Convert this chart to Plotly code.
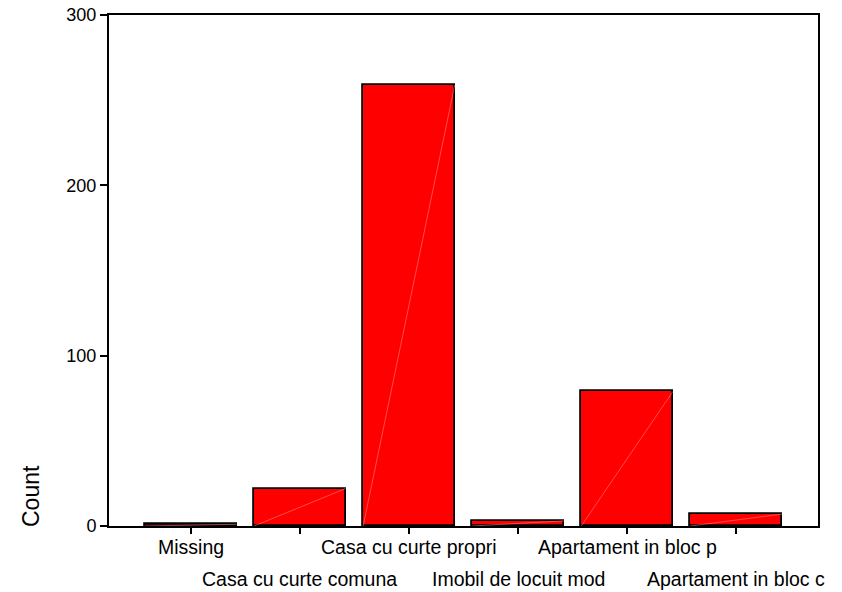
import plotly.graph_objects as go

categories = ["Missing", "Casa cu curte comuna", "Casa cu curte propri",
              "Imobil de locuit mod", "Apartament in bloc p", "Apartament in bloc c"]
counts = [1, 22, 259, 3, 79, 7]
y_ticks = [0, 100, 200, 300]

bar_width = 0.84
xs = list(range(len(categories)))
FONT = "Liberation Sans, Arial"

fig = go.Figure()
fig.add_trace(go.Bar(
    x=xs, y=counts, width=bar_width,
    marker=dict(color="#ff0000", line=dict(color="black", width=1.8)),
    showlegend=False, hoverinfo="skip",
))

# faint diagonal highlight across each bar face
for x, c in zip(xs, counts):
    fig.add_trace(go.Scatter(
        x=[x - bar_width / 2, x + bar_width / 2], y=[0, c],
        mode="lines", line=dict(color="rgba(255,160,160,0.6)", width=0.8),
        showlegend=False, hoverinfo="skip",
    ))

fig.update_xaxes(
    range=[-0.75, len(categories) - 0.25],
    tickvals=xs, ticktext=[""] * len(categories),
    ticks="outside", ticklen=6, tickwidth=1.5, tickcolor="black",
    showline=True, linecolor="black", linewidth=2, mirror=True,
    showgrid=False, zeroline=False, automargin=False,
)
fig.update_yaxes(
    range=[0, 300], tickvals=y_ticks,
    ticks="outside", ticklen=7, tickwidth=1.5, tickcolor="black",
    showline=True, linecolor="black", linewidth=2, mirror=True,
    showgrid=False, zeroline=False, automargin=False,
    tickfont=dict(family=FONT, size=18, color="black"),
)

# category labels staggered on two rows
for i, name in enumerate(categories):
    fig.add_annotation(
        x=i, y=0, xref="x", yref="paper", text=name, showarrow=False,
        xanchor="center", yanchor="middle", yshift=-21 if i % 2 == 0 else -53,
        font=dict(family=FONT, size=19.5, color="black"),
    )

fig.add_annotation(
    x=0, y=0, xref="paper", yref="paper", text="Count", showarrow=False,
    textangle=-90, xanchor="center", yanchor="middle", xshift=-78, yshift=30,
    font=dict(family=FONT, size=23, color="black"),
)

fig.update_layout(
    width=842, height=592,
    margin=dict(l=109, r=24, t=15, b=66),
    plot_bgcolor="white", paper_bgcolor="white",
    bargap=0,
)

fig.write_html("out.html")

################

- [WHAT IS EXPECTED]
Without the pictures, print the whole listing exactly as given.

- [TASK ANSWER]
Convert this chart to Plotly code.
import plotly.graph_objects as go

categories = ["Missing", "Casa cu curte comuna", "Casa cu curte propri",
              "Imobil de locuit mod", "Apartament in bloc p", "Apartament in bloc c"]
counts = [1, 22, 259, 3, 79, 7]
y_ticks = [0, 100, 200, 300]

bar_width = 0.84
xs = list(range(len(categories)))
FONT = "Liberation Sans, Arial"

fig = go.Figure()
fig.add_trace(go.Bar(
    x=xs, y=counts, width=bar_width,
    marker=dict(color="#ff0000", line=dict(color="black", width=1.8)),
    showlegend=False, hoverinfo="skip",
))

# faint diagonal highlight across each bar face
for x, c in zip(xs, counts):
    fig.add_trace(go.Scatter(
        x=[x - bar_width / 2, x + bar_width / 2], y=[0, c],
        mode="lines", line=dict(color="rgba(255,160,160,0.6)", width=0.8),
        showlegend=False, hoverinfo="skip",
    ))

fig.update_xaxes(
    range=[-0.75, len(categories) - 0.25],
    tickvals=xs, ticktext=[""] * len(categories),
    ticks="outside", ticklen=6, tickwidth=1.5, tickcolor="black",
    showline=True, linecolor="black", linewidth=2, mirror=True,
    showgrid=False, zeroline=False, automargin=False,
)
fig.update_yaxes(
    range=[0, 300], tickvals=y_ticks,
    ticks="outside", ticklen=7, tickwidth=1.5, tickcolor="black",
    showline=True, linecolor="black", linewidth=2, mirror=True,
    showgrid=False, zeroline=False, automargin=False,
    tickfont=dict(family=FONT, size=18, color="black"),
)

# category labels staggered on two rows
for i, name in enumerate(categories):
    fig.add_annotation(
        x=i, y=0, xref="x", yref="paper", text=name, showarrow=False,
        xanchor="center", yanchor="middle", yshift=-21 if i % 2 == 0 else -53,
        font=dict(family=FONT, size=19.5, color="black"),
    )

fig.add_annotation(
    x=0, y=0, xref="paper", yref="paper", text="Count", showarrow=False,
    textangle=-90, xanchor="center", yanchor="middle", xshift=-78, yshift=30,
    font=dict(family=FONT, size=23, color="black"),
)

fig.update_layout(
    width=842, height=592,
    margin=dict(l=109, r=24, t=15, b=66),
    plot_bgcolor="white", paper_bgcolor="white",
    bargap=0,
)

fig.write_html("out.html")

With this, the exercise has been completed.